Writing the procedural variants that can also cope with nonsense is an even more challenging endeavour.
In case it's not clear from the above - I am a big fan of Declarative Referential Integrity (DRI). Stating what you want versus focussing on mechanisms is a huge part of why SQL appeals to me. You construct the right DRI and know that your data is always correct (or, at least, as you expect it to be)
1"The application will always do this correctly" isn't a good answer. If you manage to build an application and related database in which nobody ever writes some direct SQL to fix something, I guess you'll be the first.
But in most circumstances, there's always more than one application, and even if the other application is a direct SQL client only employed by developers, you're already beyond being able to trust that the application will always act correctly.
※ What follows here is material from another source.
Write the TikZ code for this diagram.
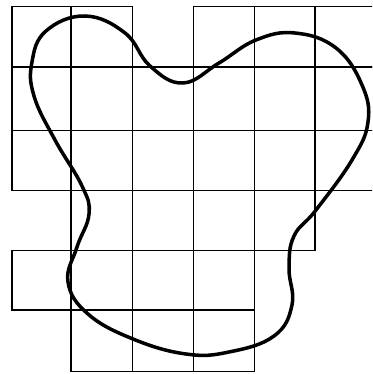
\documentclass[tikz,border=0pt]{standalone}
\usepackage{tikz}
\usetikzlibrary{arrows.meta,positioning}

\begin{document}
\begin{tikzpicture}[x=.02cm,y=-.02cm,
  cell/.style={draw=black,line width=1pt},
  blob/.style={draw=black,line width=2pt,line join=round}]
\useasboundingbox (0,0) rectangle (372,374);
\clip (0,0) rectangle (372,374);
% first row
\draw[cell] (12,6.5) rectangle (71,66.7);
\draw[cell] (71,6.5) rectangle (132.5,66.7);
\draw[cell] (193.5,6.5) rectangle (254.5,66.7);
\draw[cell] (254.5,6.5) rectangle (315,66.7);
\draw[cell] (315,6.5) rectangle (376,66.7);
% second row
\draw[cell] (12,66.7) rectangle (71,130.5);
\draw[cell] (71,66.7) rectangle (132.5,130.5);
\draw[cell] (132.5,66.7) rectangle (193.5,130.5);
\draw[cell] (193.5,66.7) rectangle (254.5,130.5);
\draw[cell] (254.5,66.7) rectangle (315,130.5);
\draw[cell] (315,66.7) rectangle (376,130.5);
% third row
\draw[cell] (12,130.5) rectangle (71,190.5);
\draw[cell] (71,130.5) rectangle (132.5,190.5);
\draw[cell] (132.5,130.5) rectangle (193.5,190.5);
\draw[cell] (193.5,130.5) rectangle (254.5,190.5);
\draw[cell] (254.5,130.5) rectangle (315,190.5);
\draw[cell] (315,130.5) rectangle (376,190.5);
% fourth row
\draw[cell] (71,190.5) rectangle (132.5,250.5);
\draw[cell] (132.5,190.5) rectangle (193.5,250.5);
\draw[cell] (193.5,190.5) rectangle (254.5,250.5);
\draw[cell] (254.5,190.5) rectangle (315,250.5);
% fifth row
\draw[cell] (12,250.5) rectangle (71,310);
\draw[cell] (71,250.5) rectangle (132.5,310);
\draw[cell] (132.5,250.5) rectangle (193.5,310);
\draw[cell] (193.5,250.5) rectangle (254.5,310);
% last row
\draw[cell] (71,310) rectangle (132.5,371.5);
\draw[cell] (132.5,310) rectangle (193.5,371.5);
\draw[cell] (193.5,310) rectangle (254.5,371.5);
% the closed curve
\draw[blob] plot[smooth cycle,tension=.7] coordinates {
  (46,31) (85,16) (125,33) (150,66) (183,83) (219,63) (256,40) (295,33)
  (336,48) (362,85) (368,122) (352,160) (316,210) (294,236) (289,268)
  (292,305) (274,336) (229,352) (186,354) (133,339) (88,314) (68,282)
  (77,247) (89,214) (82,186) (55,140) (34,96) (32,62)};
\end{tikzpicture}
\end{document}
And bugs in applications are far more likely than bugs in SQL database engine's implementations of constraints, which have been tested far more times than any individual application's attempt to enforce constraints.
2Let alone the far more likely query - find all members who are associated with a particular sport. A second index on member_sports
makes this a trivial query3. No indexes help the "it's somewhere in this string" solution and you're looking at a table scan with no indexing opportunities.
3Any index that has sport_id
first should be able to satisfy such a query.